PBAs prevent late payments to sub-contractors and offer protection from upstream insolvencies. Lowering the risk of non-payment to the supply chain can result in reduced financing and credit control costs. This often results in beneficial pricing of packages and can see an overall reduction in construction costs of between 1-2.5%. The possibility of the PBA replacing part or all of a performance bond, provide the potential for further saving.
Setting up a PBA
In our experience clients and contractors have little experience setting up or using PBAs. Although it’s a straightforward process it is often perceived as a complicated task and therefore not given the priority it needs. This requires a joint effort from the finance and project teams of each organisation as all will be involved in the set up and running of the PBA. It is more effective to implement PBAs on higher value projects due to the associated administrative costs and time dedicated to training.
There are only a handful of banks that offer PBA arrangements including Barclays, RBS and Lloyds Bank. There is little difference in fees and interest charges so if the employer has multiple projects utilising PBAs, it is beneficial for them to select the bank as it will enable them to standardise the set up and operation process.
The PBA must be set up as a trust deed with dual authority as opposed to single authority. The client therefore acts as a secondary authoriser on payments preventing the contractor authorising payments independently.
Selecting a contract
When implementing a PBA it is important to consider what contract to use. Both JCT and NEC have similar provisions and have PBA options, supplements and standard deeds, however under NEC the contractor is contractually obligated to set up the PBA.
A project bank agreement must be entered into within seven days of the building contract. Following this a bank mandate must be signed within 14 days. Throughout construction the PBA should be operated in accordance with these three documents.
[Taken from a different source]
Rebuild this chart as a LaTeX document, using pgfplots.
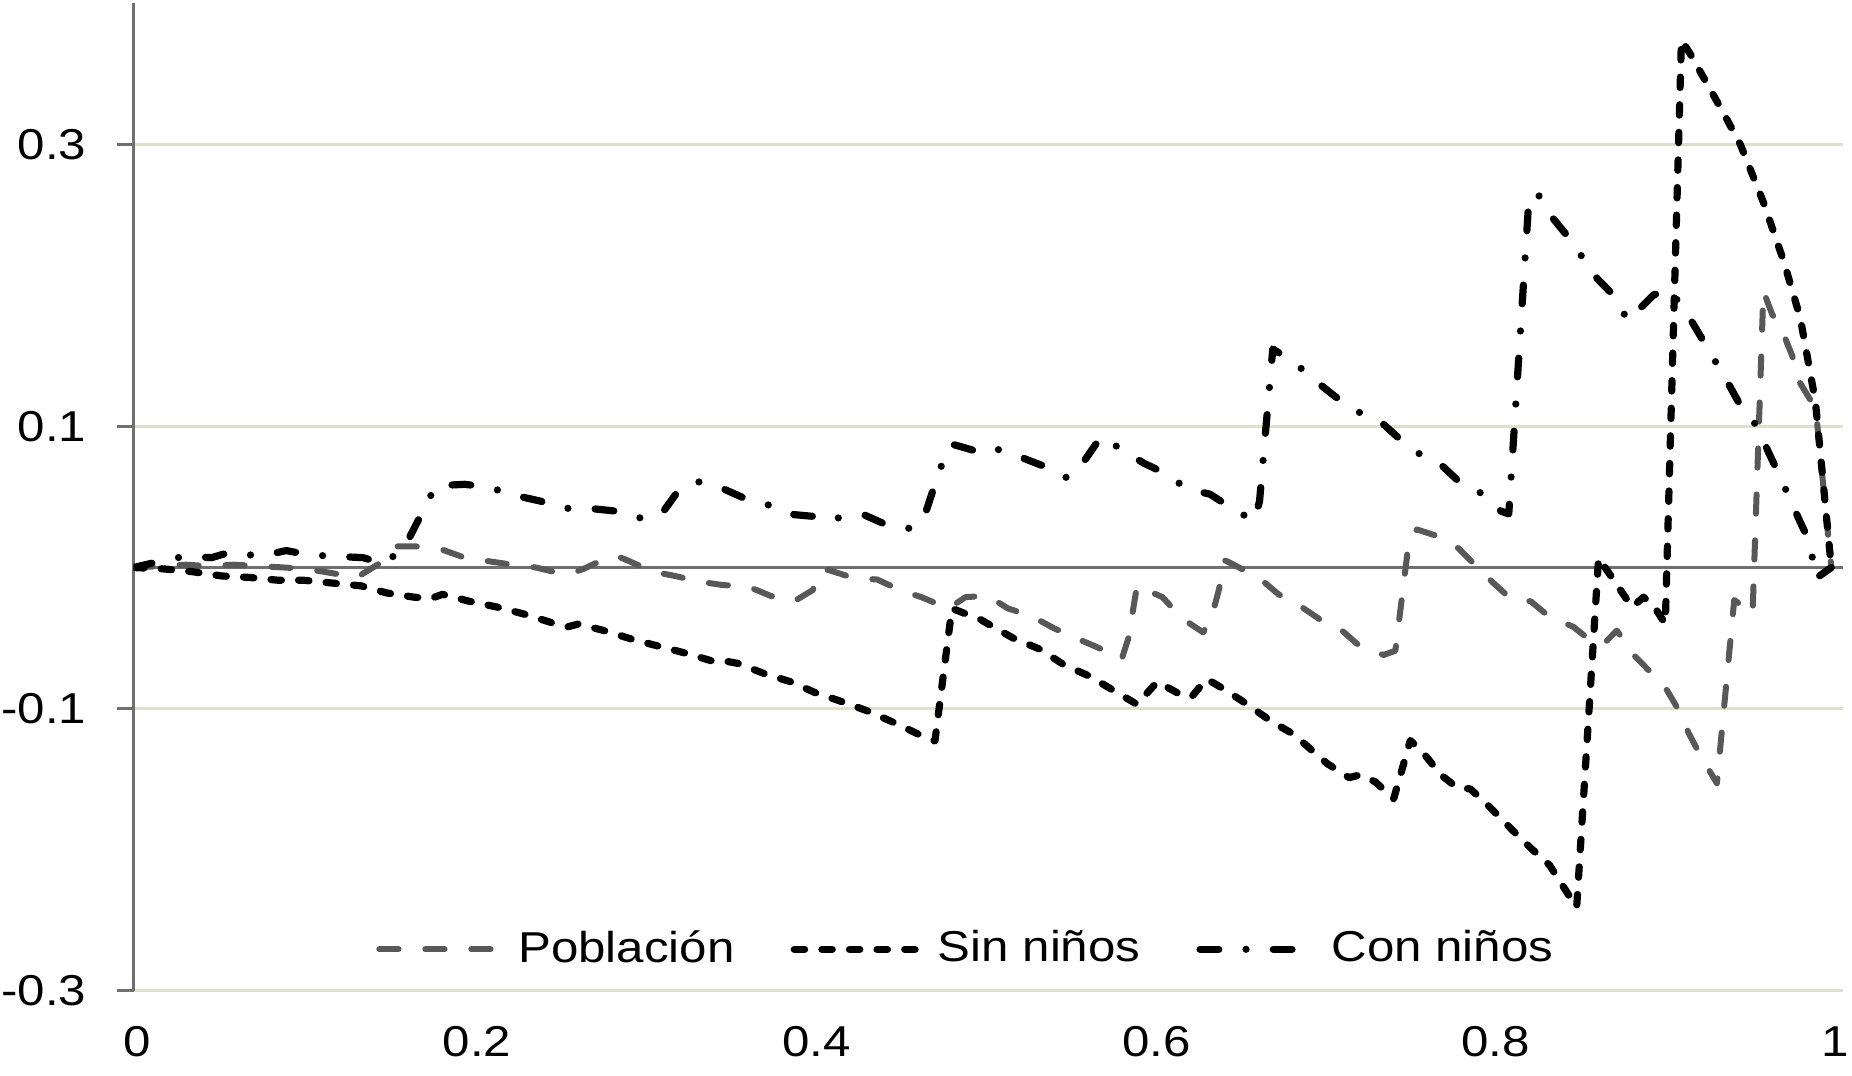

PBAs not only increase the visibility and auditability of project payments but can offer cost savings and encourage collaborative working relationships.
These documents should be established before the commencement of works, as their unfamiliarity can result in additional approval time and them not being executed in time for the first valuation. In this instance the contractual obligations can be reinforced to the main contractor but it would be unfair to delay sub-contractor payments, so it may be agreed that a normal payment process is followed initially.
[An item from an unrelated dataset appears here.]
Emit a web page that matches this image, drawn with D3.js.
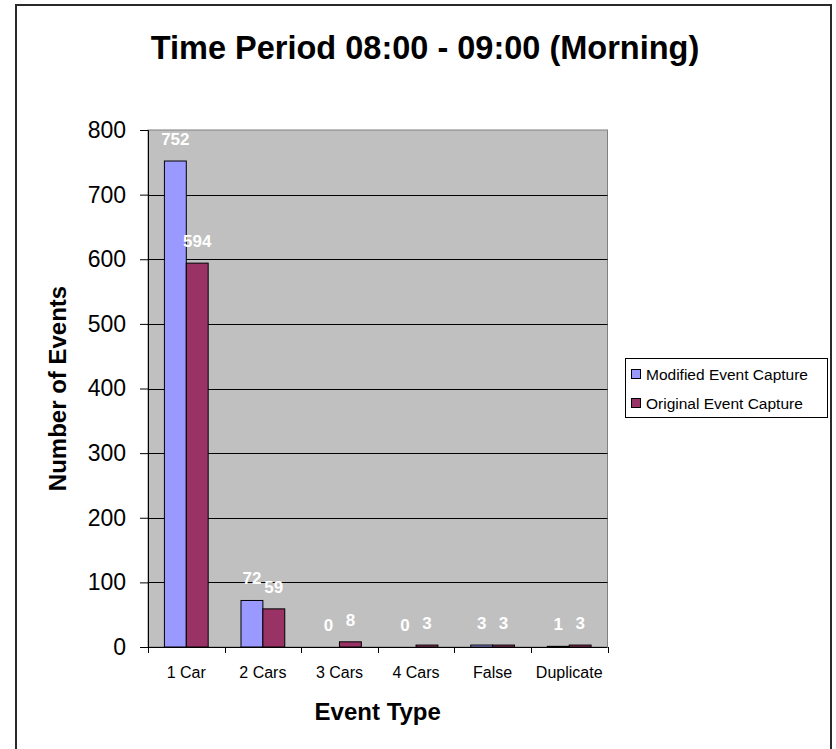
<!DOCTYPE html>
<html>
<head>
<meta charset="utf-8">
<script src="https://cdn.jsdelivr.net/npm/d3@7"></script>
<style>
  html, body { margin: 0; padding: 0; background: #fff; }
  svg { display: block; font-family: Arial, "Liberation Sans", sans-serif; }
</style>
</head>
<body>
<svg id="chart" width="836" height="749"></svg>
<script>
// Event counts per event type, 08:00 - 09:00
const categories = ["1 Car", "2 Cars", "3 Cars", "4 Cars", "False", "Duplicate"];
const seriesNames = ["Modified Event Capture", "Original Event Capture"];
const modifiedValues = [752, 72, 0, 0, 3, 1];
const originalValues = [594, 59, 8, 3, 3, 3];
const yTicks = [0, 100, 200, 300, 400, 500, 600, 700, 800];
const seriesColors = ["#9999FF", "#993366"];

const svg = d3.select("#chart");

// Chart frame
svg.append("rect")
  .attr("x", 16).attr("y", 5)
  .attr("width", 815).attr("height", 780)
  .attr("fill", "#fff")
  .attr("stroke", "#2a2a2a")
  .attr("stroke-width", 2);

// Title
svg.append("text")
  .attr("x", 425).attr("y", 59)
  .attr("text-anchor", "middle")
  .attr("font-weight", "bold")
  .attr("font-size", 32.5)
  .text("Time Period 08:00 - 09:00 (Morning)");

const plot = { left: 148, right: 607.5, top: 130, bottom: 647 };

const x = d3.scaleBand()
  .domain(categories)
  .range([plot.left, plot.right])
  .paddingInner(0).paddingOuter(0);

const y = d3.scaleLinear()
  .domain([0, 800])
  .range([plot.bottom, plot.top]);

// Plot area background
svg.append("rect")
  .attr("x", plot.left).attr("y", plot.top)
  .attr("width", plot.right - plot.left)
  .attr("height", plot.bottom - plot.top)
  .attr("fill", "#C0C0C0")
  .attr("stroke", "#808080")
  .attr("stroke-width", 1);

// Horizontal gridlines
svg.append("g")
  .selectAll("line")
  .data(yTicks.filter(d => d > 0 && d < 800))
  .join("line")
  .attr("x1", plot.left).attr("x2", plot.right)
  .attr("y1", d => Math.round(y(d)) + 0.5)
  .attr("y2", d => Math.round(y(d)) + 0.5)
  .attr("stroke", "#000")
  .attr("stroke-width", 1);

// Y axis
const yAxis = svg.append("g")
  .attr("transform", `translate(${plot.left},0)`)
  .call(d3.axisLeft(y).tickValues(yTicks).tickSize(8).tickPadding(14).tickFormat(d3.format("d")));
yAxis.select(".domain").attr("stroke", "#000");
yAxis.selectAll(".tick line").attr("stroke", "#000");
yAxis.selectAll(".tick text")
  .attr("font-size", 23)
  .attr("font-family", "Arial, 'Liberation Sans', sans-serif")
  .attr("fill", "#000");

// Bars
const barW = x.bandwidth() / 3.5;
const series = [modifiedValues, originalValues];
series.forEach((vals, s) => {
  const g = svg.append("g");
  g.selectAll("rect")
    .data(vals)
    .join("rect")
    .attr("x", (d, i) => x(categories[i]) + barW * 0.75 + s * barW)
    .attr("y", d => y(d))
    .attr("width", barW)
    .attr("height", d => y(0) - y(d))
    .attr("fill", seriesColors[s])
    .attr("stroke", d => d > 0 ? "#000" : "none")
    .attr("stroke-width", 1);
  // Value labels
  g.selectAll("text")
    .data(vals)
    .join("text")
    .attr("x", (d, i) => x(categories[i]) + barW * 0.75 + s * barW + barW / 2)
    .attr("y", d => y(d) - 16)
    .attr("text-anchor", "middle")
    .attr("font-weight", "bold")
    .attr("font-size", 17)
    .attr("fill", "#fff")
    .text(d => d);
});

// X axis line with ticks on category boundaries
svg.append("line")
  .attr("x1", plot.left).attr("x2", plot.right)
  .attr("y1", plot.bottom + 0.5).attr("y2", plot.bottom + 0.5)
  .attr("stroke", "#000");
const boundaries = categories.map(c => x(c)).concat([plot.right]);
svg.append("g")
  .selectAll("line")
  .data(boundaries)
  .join("line")
  .attr("x1", d => Math.round(d) + 0.5).attr("x2", d => Math.round(d) + 0.5)
  .attr("y1", plot.bottom).attr("y2", plot.bottom + 6)
  .attr("stroke", "#000");
svg.append("g")
  .selectAll("text")
  .data(categories)
  .join("text")
  .attr("x", d => x(d) + x.bandwidth() / 2)
  .attr("y", 678)
  .attr("text-anchor", "middle")
  .attr("font-size", 16)
  .text(d => d);

// Axis titles
svg.append("text")
  .attr("x", (plot.left + plot.right) / 2)
  .attr("y", 720)
  .attr("text-anchor", "middle")
  .attr("font-weight", "bold")
  .attr("font-size", 24)
  .text("Event Type");

svg.append("text")
  .attr("transform", `translate(66,${(plot.top + plot.bottom) / 2}) rotate(-90)`)
  .attr("text-anchor", "middle")
  .attr("font-weight", "bold")
  .attr("font-size", 24)
  .text("Number of Events");

// Legend
const legend = svg.append("g");
legend.append("rect")
  .attr("x", 625.5).attr("y", 358.5)
  .attr("width", 202).attr("height", 59)
  .attr("fill", "#fff")
  .attr("stroke", "#000");
seriesNames.forEach((name, i) => {
  legend.append("rect")
    .attr("x", 631.5).attr("y", 369.5 + i * 29)
    .attr("width", 9).attr("height", 9)
    .attr("fill", seriesColors[i])
    .attr("stroke", "#000");
  legend.append("text")
    .attr("x", 646).attr("y", 380 + i * 29)
    .attr("font-size", 15.5)
    .text(name);
});
</script>
</body>
</html>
To aid standardisation of the PBA process on a programme of works, we would recommend the client appoint an internal administrator, to be named on the bank mandate, who can help manage the PBA payments and the development of a bespoke deed that best suits client requirements.
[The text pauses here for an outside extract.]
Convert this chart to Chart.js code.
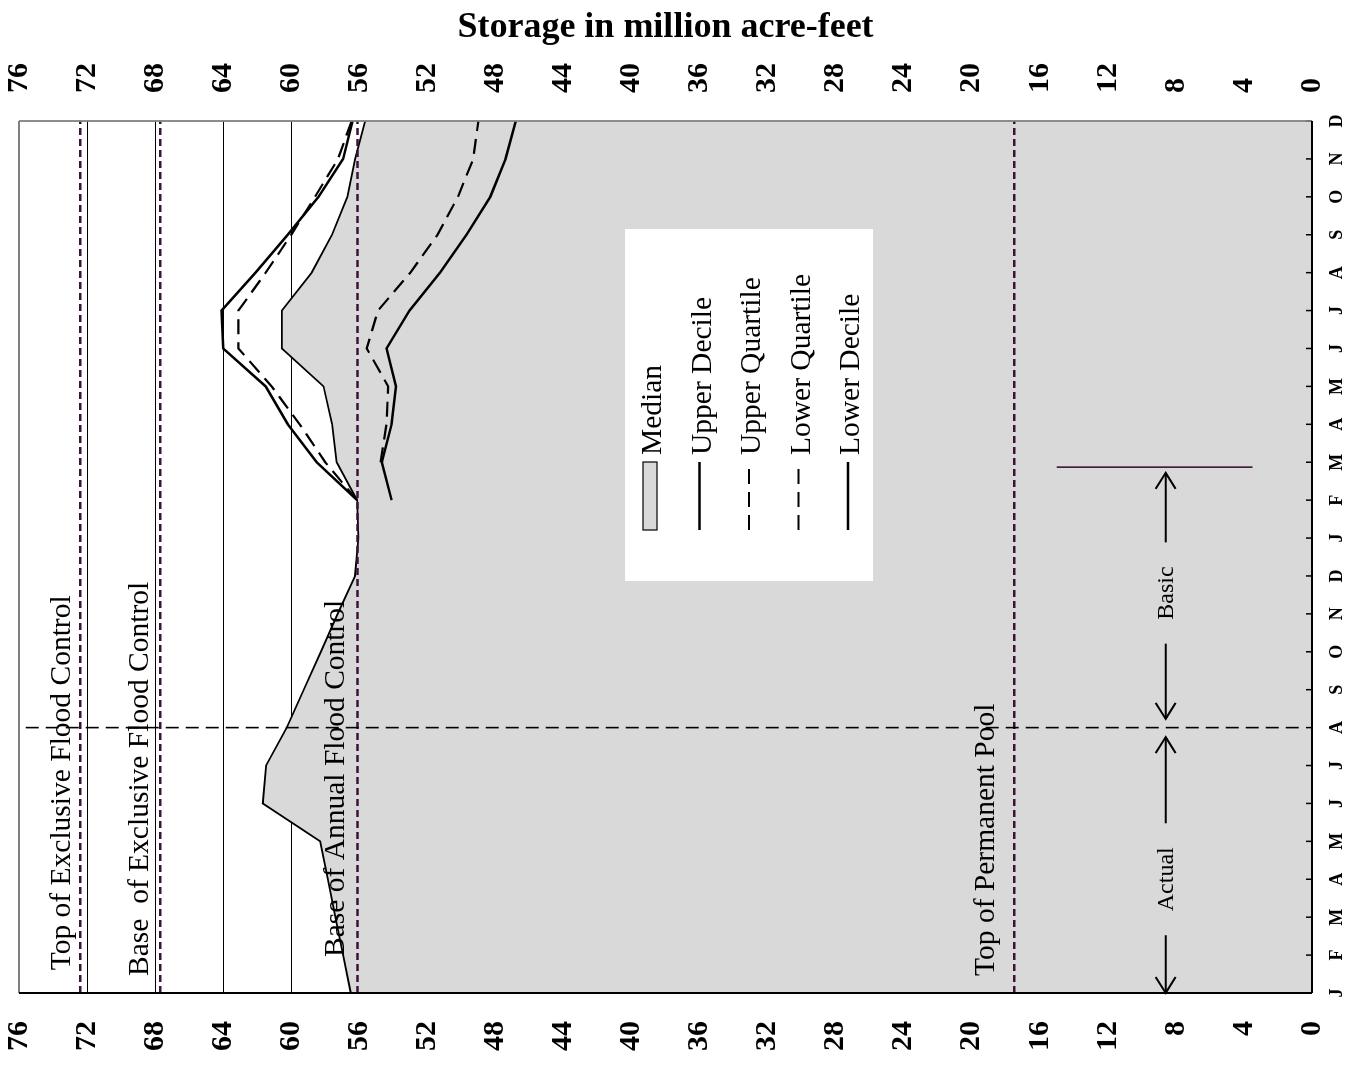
<!DOCTYPE html>
<html>
<head>
<meta charset="utf-8">
<title>Storage in million acre-feet</title>
<script src="https://cdn.jsdelivr.net/npm/chart.js@4.4.1/dist/chart.umd.min.js"></script>
<style>
  html, body { margin: 0; padding: 0; background: #fff; overflow: hidden; }
  #wrap { position: relative; width: 1367px; height: 1067px; overflow: hidden; }
  /* chart is drawn landscape, then turned a quarter turn to the left */
  #c { position: absolute; left: 0; top: 0; transform-origin: 0 0;
       transform: translate(0, 1067px) rotate(-90deg); }
</style>
</head>
<body>
<div id="wrap"><canvas id="c" width="1067" height="1367"></canvas></div>
<script>
const months = ['J','F','M','A','M','J','J','A','S','O','N','D',
                'J','F','M','A','M','J','J','A','S','O','N','D'];
const storageTicks = [0,4,8,12,16,20,24,28,32,36,40,44,48,52,56,60,64,68,72,76];

const median       = [56.5, 56.95, 57.4, 57.85, 58.3, 61.67, 61.48, 60.26, 59.26, 58.26, 57.27, 56.25,
                      56.05, 56.13, 57.33, 57.6, 58.1, 60.55, 60.55, 58.8, 57.6, 56.7, 56.25, 55.65];
const upperDecile  = [null, null, null, null, null, null, null, null, null, null, null, null,
                      null, 56.13, 58.5, 60.2, 61.5, 64.0, 64.1, 62.1, 60.2, 58.4, 56.95, 56.4];
const upperQuartile= [null, null, null, null, null, null, null, null, null, null, null, null,
                      null, 56.13, 58.0, 59.5, 61.15, 63.1, 63.1, 61.5, 60.0, 58.6, 57.25, 56.45];
const lowerQuartile= [null, null, null, null, null, null, null, null, null, null, null, null,
                      null, null, 54.75, 54.4, 54.3, 55.56, 54.9, 53.0, 51.4, 50.2, 49.3, 49.0];
const lowerDecile  = [null, null, null, null, null, null, null, null, null, null, null, null,
                      null, 54.1, 54.68, 54.1, 53.84, 54.4, 53.05, 51.25, 49.7, 48.3, 47.4, 46.8];

const refValues = [72.4, 67.7, 56.1, 17.5];
const refLabels = ['Top of Exclusive Flood Control', 'Base  of Exclusive Flood Control',
                   'Base of Annual Flood Control', 'Top of Permanent Pool'];
const refLabelStart = [0.6, 0.45, 0.95, 0.45];
const gridValues = [72, 68, 64, 60];

const dividerMonth = 7;
const currentMonth = 13.87;
const currentRange = [15, 3.5];
const periodNames = ['Actual', 'Basic'];
const periodFrom  = [0, 7.23];
const periodTo    = [6.75, 13.72];
const periodMid   = [3.0, 10.55];
const arrowLevel  = 8.6;

const legendNames = ['Median', 'Upper Decile', 'Upper Quartile', 'Lower Quartile', 'Lower Decile'];

const serif = "'Liberation Serif', 'Times New Roman', serif";
const purple = '#3a1339';

function pts(arr) {
  return arr.map((v, i) => v === null ? null : { x: i, y: v }).filter(p => p);
}

const datasets = [
  { label: 'Median', data: pts(median), borderColor: '#000', borderWidth: 1.8,
    backgroundColor: '#d9d9d9', fill: 'start', order: 10 },
  { label: 'Upper Decile', data: pts(upperDecile), borderColor: '#000', borderWidth: 2.5, order: 2 },
  { label: 'Upper Quartile', data: pts(upperQuartile), borderColor: '#000', borderWidth: 2.2,
    borderDash: [15, 8], order: 2 },
  { label: 'Lower Quartile', data: pts(lowerQuartile), borderColor: '#000', borderWidth: 2.2,
    borderDash: [15, 8], order: 2 },
  { label: 'Lower Decile', data: pts(lowerDecile), borderColor: '#000', borderWidth: 2.5, order: 2 },
  { label: 'divider', data: [{ x: dividerMonth, y: 75.6 }, { x: dividerMonth, y: 0.6 }],
    borderColor: '#000', borderWidth: 1.6, borderDash: [13, 7], order: 3 },
  { label: 'current', data: [{ x: currentMonth, y: currentRange[0] }, { x: currentMonth, y: currentRange[1] }],
    borderColor: purple, borderWidth: 1.6, order: 3 }
];
refValues.forEach((v, i) => {
  datasets.push({ label: refLabels[i], data: [{ x: 0, y: v }, { x: 23, y: v }],
    borderColor: purple, borderWidth: 2.5, borderDash: [7, 4], order: 5 });
});

function line(ctx, x1, y1, x2, y2) {
  ctx.beginPath(); ctx.moveTo(x1, y1); ctx.lineTo(x2, y2); ctx.stroke();
}

const overlay = {
  id: 'overlay',
  afterDatasetsDraw(chart) {
    const { ctx, chartArea: a, scales: { x, y } } = chart;
    ctx.save();

    // labels of the reference levels
    const gaps = [10, 12, 14, 20];
    ctx.fillStyle = '#000';
    ctx.font = '29.5px ' + serif;
    ctx.textAlign = 'left';
    ctx.textBaseline = 'alphabetic';
    refLabels.forEach((t, i) => {
      ctx.fillText(t, x.getPixelForValue(refLabelStart[i]), y.getPixelForValue(refValues[i]) - gaps[i]);
    });

    // Actual / Basic arrows
    const av = y.getPixelForValue(arrowLevel);
    ctx.font = '24px ' + serif;
    ctx.textAlign = 'center';
    ctx.textBaseline = 'middle';
    ctx.strokeStyle = '#000';
    ctx.lineWidth = 2;
    periodNames.forEach((name, i) => {
      const u0 = x.getPixelForValue(periodFrom[i]);
      const u1 = x.getPixelForValue(periodTo[i]);
      const um = x.getPixelForValue(periodMid[i]);
      const half = ctx.measureText(name).width / 2 + 24;
      line(ctx, u0, av, um - half, av);
      line(ctx, um + half, av, u1, av);
      ctx.beginPath();
      ctx.moveTo(u0 + 16, av - 10); ctx.lineTo(u0, av); ctx.lineTo(u0 + 16, av + 10);
      ctx.moveTo(u1 - 16, av - 10); ctx.lineTo(u1, av); ctx.lineTo(u1 - 16, av + 10);
      ctx.stroke();
      ctx.fillText(name, um, av + 1);
    });

    // legend box
    const lx = a.left + 412, ly = a.top + 606;
    ctx.fillStyle = '#fff';
    ctx.fillRect(lx, ly, 352, 248);
    legendNames.forEach((name, k) => {
      const ds = chart.data.datasets.find(d => d.label === name);
      const cv = ly + 25 + k * 49.5;
      if (ds.fill) {
        ctx.fillStyle = ds.backgroundColor;
        ctx.fillRect(lx + 51, cv - 7, 68, 14);
        ctx.strokeStyle = '#000'; ctx.lineWidth = 1.2;
        ctx.strokeRect(lx + 51, cv - 7, 68, 14);
      } else {
        ctx.strokeStyle = '#000';
        ctx.lineWidth = ds.borderWidth;
        ctx.setLineDash(ds.borderDash || []);
        line(ctx, lx + 51, cv, lx + 119, cv);
        ctx.setLineDash([]);
      }
      ctx.fillStyle = '#000';
      ctx.font = '29.5px ' + serif;
      ctx.textAlign = 'left';
      ctx.textBaseline = 'alphabetic';
      ctx.fillText(name, lx + 126, cv + 11);
    });

    // month ticks pointing inward
    ctx.strokeStyle = '#000';
    ctx.lineWidth = 1.5;
    months.forEach((m, i) => {
      const u = x.getPixelForValue(i);
      line(ctx, u, a.bottom, u, a.bottom - 6);
    });

    // frame
    ctx.strokeStyle = '#808080';
    ctx.lineWidth = 1.8;
    line(ctx, a.left, a.top, a.right, a.top);
    line(ctx, a.right, a.top, a.right, a.bottom);
    ctx.strokeStyle = '#000';
    ctx.lineWidth = 2;
    line(ctx, a.left, a.bottom, a.right, a.bottom);
    line(ctx, a.left, a.top, a.left, a.bottom);
    ctx.restore();
  }
};

const storageAxis = (pos, width) => ({
  type: 'linear', position: pos, min: 0, max: 76,
  afterBuildTicks: s => { s.ticks = storageTicks.map(v => ({ value: v })); },
  afterFit: s => { s.width = width; s.paddingTop = 0; s.paddingBottom = 0; },
  border: { display: false },
  ticks: { padding: 28, color: '#000', font: { family: serif, size: 30, weight: 'bold' } }
});

const yLeft = storageAxis('left', 74);
yLeft.grid = { drawTicks: false, lineWidth: 1,
  color: c => (c.tick && gridValues.includes(c.tick.value)) ? '#000' : 'rgba(0,0,0,0)' };
const yRight = storageAxis('right', 121);
yRight.grid = { display: false, drawTicks: false, drawOnChartArea: false };
yRight.title = { display: true, text: 'Storage in million acre-feet', color: '#000',
  padding: { top: 6, bottom: 0 }, font: { family: serif, size: 36, weight: 'bold' } };

new Chart(document.getElementById('c'), {
  type: 'line',
  data: { datasets: datasets },
  options: {
    responsive: false,
    devicePixelRatio: 1,
    animation: false,
    layout: { padding: { top: 19, left: 0, right: 0, bottom: 0 } },
    elements: { point: { radius: 0 }, line: { tension: 0 } },
    plugins: { legend: { display: false }, tooltip: { enabled: false } },
    scales: {
      x: {
        type: 'linear', position: 'bottom', min: 0, max: 23,
        afterBuildTicks: s => { s.ticks = months.map((m, i) => ({ value: i })); },
        afterFit: s => { s.height = 55; s.paddingLeft = 0; s.paddingRight = 0; },
        grid: { display: false, drawTicks: false },
        border: { display: false },
        ticks: { autoSkip: false, maxRotation: 0, padding: 15, color: '#000',
                 font: { family: serif, size: 18, weight: 'bold' },
                 callback: v => months[v] }
      },
      y: yLeft,
      y2: yRight
    }
  },
  plugins: [overlay]
});
</script>
</body>
</html>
To achieve the aforementioned cost savings, the implementation of a PBA should be decided early in the procurement strategy and detailed within the invitation to tender (ITT). This will include a list of the trades/packages to be paid through the PBA and draft copies of the Project Bank Agreement and trust deed. The more sub-contractors who are to be paid though the PBA the higher the potential cost savings achieved, however this will require more administration especially on large scale projects and may deter main contractors. In our experience key trades are listed including piling, cladding, MEP, however new beneficiaries can be added later by signing an additional Party Deed.
The contractor will need to disclose all payments to named beneficiaries within their application for payment. In respect of retention, it is common for contractors to operate a back to back arrangement of their contract terms with sub-contractors, typically leading to 3% or 5% retention values. However, if subcontractor retention is below the rate of the main contract, any difference should be deducted from the main certified payment value to ensure the correct overall retention amount has been applied.
It is important that the payment terms of the PBA beneficiaries, align with that of the main contract. When procuring later packages, particularly prefabricated materials, it is common that scheduled interim payments would breach the terms agreed with those suppliers who require payment upon delivery. In this case it may be that these suppliers are removed from the PBA and monies are paid through the main contractor as normal.
In our experience the incorporation of a PBA encourages the contractor to be more open with the subcontractor applications. This often extends beyond the named beneficiaries and leads to a more collaborative approach to certifying works and closer working in the supply chain.
PBAs not only increase the visibility and auditability of project payments but can offer cost savings and encourage collaborative working relationships. The slow uptake of PBAs is largely due to inexperience of parties, but with early engagement and clear contractual obligations they can be an effective tool to alleviate common payment problems in the construction industry.